Repeat everything from the first line of the listing below through the line that contains "(9,10) -- (1037,10);", exactly. Leave out pictures.
--- begin Data block ---
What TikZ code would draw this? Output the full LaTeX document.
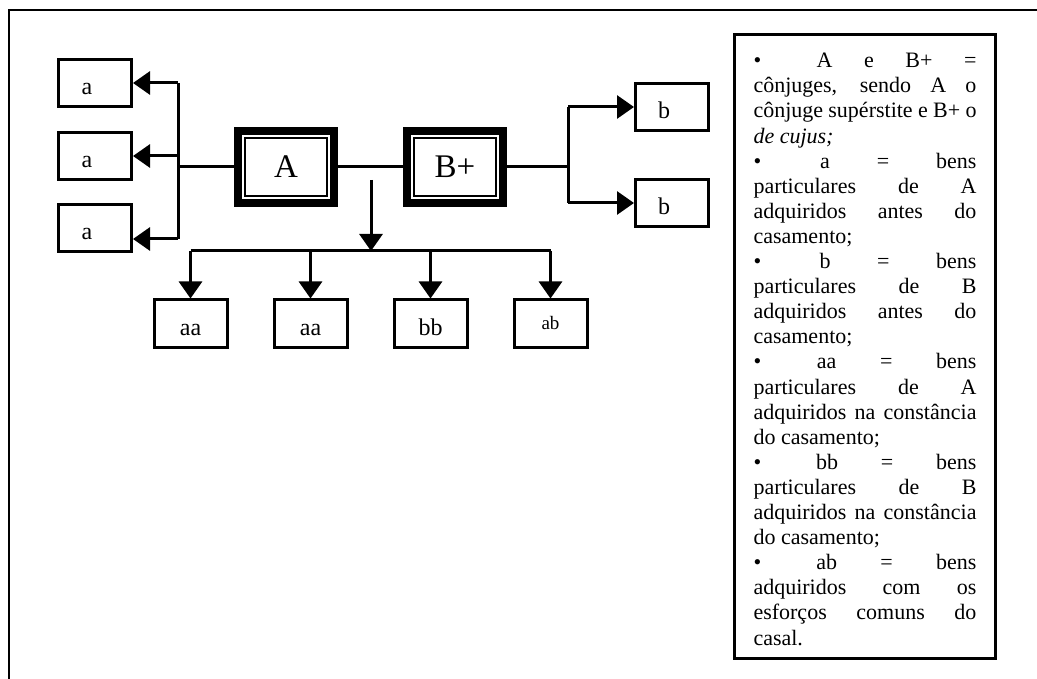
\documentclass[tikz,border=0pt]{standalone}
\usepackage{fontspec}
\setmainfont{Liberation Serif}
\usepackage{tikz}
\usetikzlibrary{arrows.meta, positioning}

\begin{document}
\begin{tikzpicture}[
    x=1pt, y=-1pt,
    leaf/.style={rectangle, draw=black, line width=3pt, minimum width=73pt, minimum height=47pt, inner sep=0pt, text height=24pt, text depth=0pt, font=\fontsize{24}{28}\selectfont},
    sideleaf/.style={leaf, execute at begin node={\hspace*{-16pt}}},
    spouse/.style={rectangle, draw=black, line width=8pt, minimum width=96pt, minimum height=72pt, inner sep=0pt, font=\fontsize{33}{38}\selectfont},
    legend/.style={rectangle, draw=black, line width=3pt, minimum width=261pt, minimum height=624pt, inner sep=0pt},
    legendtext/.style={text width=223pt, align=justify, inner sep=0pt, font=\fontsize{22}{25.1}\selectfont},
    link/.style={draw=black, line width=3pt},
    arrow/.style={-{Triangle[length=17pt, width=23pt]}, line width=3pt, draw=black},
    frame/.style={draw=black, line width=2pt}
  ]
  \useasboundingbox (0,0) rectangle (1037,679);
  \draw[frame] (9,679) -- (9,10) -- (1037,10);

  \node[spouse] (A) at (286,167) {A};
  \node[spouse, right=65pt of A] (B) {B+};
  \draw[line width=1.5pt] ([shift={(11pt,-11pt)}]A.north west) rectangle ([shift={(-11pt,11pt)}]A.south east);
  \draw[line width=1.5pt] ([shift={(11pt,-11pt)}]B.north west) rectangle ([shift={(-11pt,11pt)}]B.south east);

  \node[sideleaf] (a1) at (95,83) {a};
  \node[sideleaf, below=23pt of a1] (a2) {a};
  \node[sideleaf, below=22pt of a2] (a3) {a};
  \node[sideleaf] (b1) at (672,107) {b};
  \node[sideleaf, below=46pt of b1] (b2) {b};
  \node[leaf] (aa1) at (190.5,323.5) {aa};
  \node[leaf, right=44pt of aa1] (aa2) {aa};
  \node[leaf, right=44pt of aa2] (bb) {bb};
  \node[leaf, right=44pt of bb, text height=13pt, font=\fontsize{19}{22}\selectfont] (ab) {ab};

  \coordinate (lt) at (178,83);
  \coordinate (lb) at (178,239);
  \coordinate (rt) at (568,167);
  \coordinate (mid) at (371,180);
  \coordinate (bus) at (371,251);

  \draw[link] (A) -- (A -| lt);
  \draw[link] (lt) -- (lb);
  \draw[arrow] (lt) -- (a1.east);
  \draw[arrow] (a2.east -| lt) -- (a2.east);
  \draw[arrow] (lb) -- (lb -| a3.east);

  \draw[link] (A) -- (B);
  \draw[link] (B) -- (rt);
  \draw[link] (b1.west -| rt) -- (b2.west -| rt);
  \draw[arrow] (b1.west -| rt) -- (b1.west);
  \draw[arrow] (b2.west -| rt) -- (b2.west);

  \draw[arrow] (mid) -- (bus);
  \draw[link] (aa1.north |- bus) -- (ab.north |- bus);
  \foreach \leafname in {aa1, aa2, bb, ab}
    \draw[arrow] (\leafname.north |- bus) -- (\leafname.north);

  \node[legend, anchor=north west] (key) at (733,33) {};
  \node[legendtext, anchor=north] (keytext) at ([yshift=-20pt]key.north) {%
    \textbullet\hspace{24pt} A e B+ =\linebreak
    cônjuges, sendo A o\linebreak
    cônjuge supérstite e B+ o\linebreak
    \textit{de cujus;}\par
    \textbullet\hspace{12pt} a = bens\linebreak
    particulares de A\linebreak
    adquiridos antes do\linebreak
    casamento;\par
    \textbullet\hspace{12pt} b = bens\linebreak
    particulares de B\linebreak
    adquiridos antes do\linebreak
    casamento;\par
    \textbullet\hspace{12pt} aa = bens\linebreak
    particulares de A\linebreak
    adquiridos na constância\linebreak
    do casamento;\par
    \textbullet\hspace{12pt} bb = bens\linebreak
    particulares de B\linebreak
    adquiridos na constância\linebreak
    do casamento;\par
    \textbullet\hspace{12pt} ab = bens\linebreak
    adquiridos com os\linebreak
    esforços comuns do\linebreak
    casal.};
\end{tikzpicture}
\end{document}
--- end Data block ---
Solution to the problem:
What TikZ code would draw this? Output the full LaTeX document.
\documentclass[tikz,border=0pt]{standalone}
\usepackage{fontspec}
\setmainfont{Liberation Serif}
\usepackage{tikz}
\usetikzlibrary{arrows.meta, positioning}

\begin{document}
\begin{tikzpicture}[
    x=1pt, y=-1pt,
    leaf/.style={rectangle, draw=black, line width=3pt, minimum width=73pt, minimum height=47pt, inner sep=0pt, text height=24pt, text depth=0pt, font=\fontsize{24}{28}\selectfont},
    sideleaf/.style={leaf, execute at begin node={\hspace*{-16pt}}},
    spouse/.style={rectangle, draw=black, line width=8pt, minimum width=96pt, minimum height=72pt, inner sep=0pt, font=\fontsize{33}{38}\selectfont},
    legend/.style={rectangle, draw=black, line width=3pt, minimum width=261pt, minimum height=624pt, inner sep=0pt},
    legendtext/.style={text width=223pt, align=justify, inner sep=0pt, font=\fontsize{22}{25.1}\selectfont},
    link/.style={draw=black, line width=3pt},
    arrow/.style={-{Triangle[length=17pt, width=23pt]}, line width=3pt, draw=black},
    frame/.style={draw=black, line width=2pt}
  ]
  \useasboundingbox (0,0) rectangle (1037,679);
  \draw[frame] (9,679) -- (9,10) -- (1037,10);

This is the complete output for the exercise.